> **Directions**: Return the listing below verbatim. Pictures do not belong in the copy.

> **Stored data**:
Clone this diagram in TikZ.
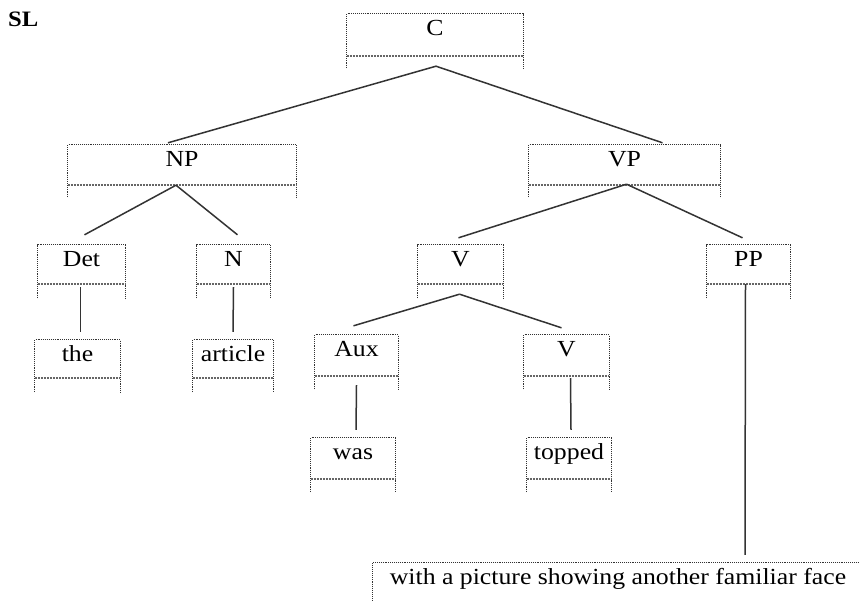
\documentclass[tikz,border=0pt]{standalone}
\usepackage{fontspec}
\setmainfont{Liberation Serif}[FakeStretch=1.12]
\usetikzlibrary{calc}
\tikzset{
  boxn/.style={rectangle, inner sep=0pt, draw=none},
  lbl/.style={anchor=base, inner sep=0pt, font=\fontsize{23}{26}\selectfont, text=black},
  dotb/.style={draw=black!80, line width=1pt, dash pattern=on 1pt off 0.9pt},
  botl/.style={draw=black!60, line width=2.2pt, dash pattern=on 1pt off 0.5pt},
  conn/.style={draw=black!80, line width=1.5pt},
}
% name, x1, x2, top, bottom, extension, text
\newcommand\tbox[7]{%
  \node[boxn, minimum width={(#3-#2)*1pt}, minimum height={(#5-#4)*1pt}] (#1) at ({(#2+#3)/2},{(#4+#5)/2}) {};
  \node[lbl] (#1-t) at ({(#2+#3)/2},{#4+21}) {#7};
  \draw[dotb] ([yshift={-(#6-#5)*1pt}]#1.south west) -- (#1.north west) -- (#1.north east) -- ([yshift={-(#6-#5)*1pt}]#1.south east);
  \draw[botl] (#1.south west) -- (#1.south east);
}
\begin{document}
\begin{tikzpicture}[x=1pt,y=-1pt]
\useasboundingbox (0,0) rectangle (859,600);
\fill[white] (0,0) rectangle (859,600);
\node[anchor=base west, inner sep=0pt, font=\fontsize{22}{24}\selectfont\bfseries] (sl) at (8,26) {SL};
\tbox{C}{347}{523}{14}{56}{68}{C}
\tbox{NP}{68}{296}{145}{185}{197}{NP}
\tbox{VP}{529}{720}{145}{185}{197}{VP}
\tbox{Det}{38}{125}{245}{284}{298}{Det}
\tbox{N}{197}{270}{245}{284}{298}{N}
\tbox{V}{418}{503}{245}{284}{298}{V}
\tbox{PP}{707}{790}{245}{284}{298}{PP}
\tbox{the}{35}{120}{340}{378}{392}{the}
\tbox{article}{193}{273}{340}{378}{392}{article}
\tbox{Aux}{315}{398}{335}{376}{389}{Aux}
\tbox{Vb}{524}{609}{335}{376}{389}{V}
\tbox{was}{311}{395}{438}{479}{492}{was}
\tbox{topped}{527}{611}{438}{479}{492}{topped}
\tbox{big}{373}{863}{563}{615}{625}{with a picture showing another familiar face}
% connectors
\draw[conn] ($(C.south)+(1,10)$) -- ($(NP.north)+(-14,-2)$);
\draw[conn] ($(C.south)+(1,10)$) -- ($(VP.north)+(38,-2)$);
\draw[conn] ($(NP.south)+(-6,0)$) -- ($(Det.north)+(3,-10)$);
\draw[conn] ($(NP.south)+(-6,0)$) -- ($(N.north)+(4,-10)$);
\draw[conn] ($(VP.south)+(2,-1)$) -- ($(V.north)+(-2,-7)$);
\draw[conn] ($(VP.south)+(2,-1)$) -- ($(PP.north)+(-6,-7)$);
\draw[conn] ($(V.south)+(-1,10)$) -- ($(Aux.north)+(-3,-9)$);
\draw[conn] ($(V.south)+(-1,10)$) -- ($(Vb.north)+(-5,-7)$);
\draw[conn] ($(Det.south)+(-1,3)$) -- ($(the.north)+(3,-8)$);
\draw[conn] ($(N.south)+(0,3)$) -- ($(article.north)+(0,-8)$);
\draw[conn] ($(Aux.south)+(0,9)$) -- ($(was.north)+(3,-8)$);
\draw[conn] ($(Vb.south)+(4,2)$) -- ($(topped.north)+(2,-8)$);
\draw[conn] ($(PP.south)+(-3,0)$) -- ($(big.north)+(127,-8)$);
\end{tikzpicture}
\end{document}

> **Result for this task**:
Clone this diagram in TikZ.
\documentclass[tikz,border=0pt]{standalone}
\usepackage{fontspec}
\setmainfont{Liberation Serif}[FakeStretch=1.12]
\usetikzlibrary{calc}
\tikzset{
  boxn/.style={rectangle, inner sep=0pt, draw=none},
  lbl/.style={anchor=base, inner sep=0pt, font=\fontsize{23}{26}\selectfont, text=black},
  dotb/.style={draw=black!80, line width=1pt, dash pattern=on 1pt off 0.9pt},
  botl/.style={draw=black!60, line width=2.2pt, dash pattern=on 1pt off 0.5pt},
  conn/.style={draw=black!80, line width=1.5pt},
}
% name, x1, x2, top, bottom, extension, text
\newcommand\tbox[7]{%
  \node[boxn, minimum width={(#3-#2)*1pt}, minimum height={(#5-#4)*1pt}] (#1) at ({(#2+#3)/2},{(#4+#5)/2}) {};
  \node[lbl] (#1-t) at ({(#2+#3)/2},{#4+21}) {#7};
  \draw[dotb] ([yshift={-(#6-#5)*1pt}]#1.south west) -- (#1.north west) -- (#1.north east) -- ([yshift={-(#6-#5)*1pt}]#1.south east);
  \draw[botl] (#1.south west) -- (#1.south east);
}
\begin{document}
\begin{tikzpicture}[x=1pt,y=-1pt]
\useasboundingbox (0,0) rectangle (859,600);
\fill[white] (0,0) rectangle (859,600);
\node[anchor=base west, inner sep=0pt, font=\fontsize{22}{24}\selectfont\bfseries] (sl) at (8,26) {SL};
\tbox{C}{347}{523}{14}{56}{68}{C}
\tbox{NP}{68}{296}{145}{185}{197}{NP}
\tbox{VP}{529}{720}{145}{185}{197}{VP}
\tbox{Det}{38}{125}{245}{284}{298}{Det}
\tbox{N}{197}{270}{245}{284}{298}{N}
\tbox{V}{418}{503}{245}{284}{298}{V}
\tbox{PP}{707}{790}{245}{284}{298}{PP}
\tbox{the}{35}{120}{340}{378}{392}{the}
\tbox{article}{193}{273}{340}{378}{392}{article}
\tbox{Aux}{315}{398}{335}{376}{389}{Aux}
\tbox{Vb}{524}{609}{335}{376}{389}{V}
\tbox{was}{311}{395}{438}{479}{492}{was}
\tbox{topped}{527}{611}{438}{479}{492}{topped}
\tbox{big}{373}{863}{563}{615}{625}{with a picture showing another familiar face}
% connectors
\draw[conn] ($(C.south)+(1,10)$) -- ($(NP.north)+(-14,-2)$);
\draw[conn] ($(C.south)+(1,10)$) -- ($(VP.north)+(38,-2)$);
\draw[conn] ($(NP.south)+(-6,0)$) -- ($(Det.north)+(3,-10)$);
\draw[conn] ($(NP.south)+(-6,0)$) -- ($(N.north)+(4,-10)$);
\draw[conn] ($(VP.south)+(2,-1)$) -- ($(V.north)+(-2,-7)$);
\draw[conn] ($(VP.south)+(2,-1)$) -- ($(PP.north)+(-6,-7)$);
\draw[conn] ($(V.south)+(-1,10)$) -- ($(Aux.north)+(-3,-9)$);
\draw[conn] ($(V.south)+(-1,10)$) -- ($(Vb.north)+(-5,-7)$);
\draw[conn] ($(Det.south)+(-1,3)$) -- ($(the.north)+(3,-8)$);
\draw[conn] ($(N.south)+(0,3)$) -- ($(article.north)+(0,-8)$);
\draw[conn] ($(Aux.south)+(0,9)$) -- ($(was.north)+(3,-8)$);
\draw[conn] ($(Vb.south)+(4,2)$) -- ($(topped.north)+(2,-8)$);
\draw[conn] ($(PP.south)+(-3,0)$) -- ($(big.north)+(127,-8)$);
\end{tikzpicture}
\end{document}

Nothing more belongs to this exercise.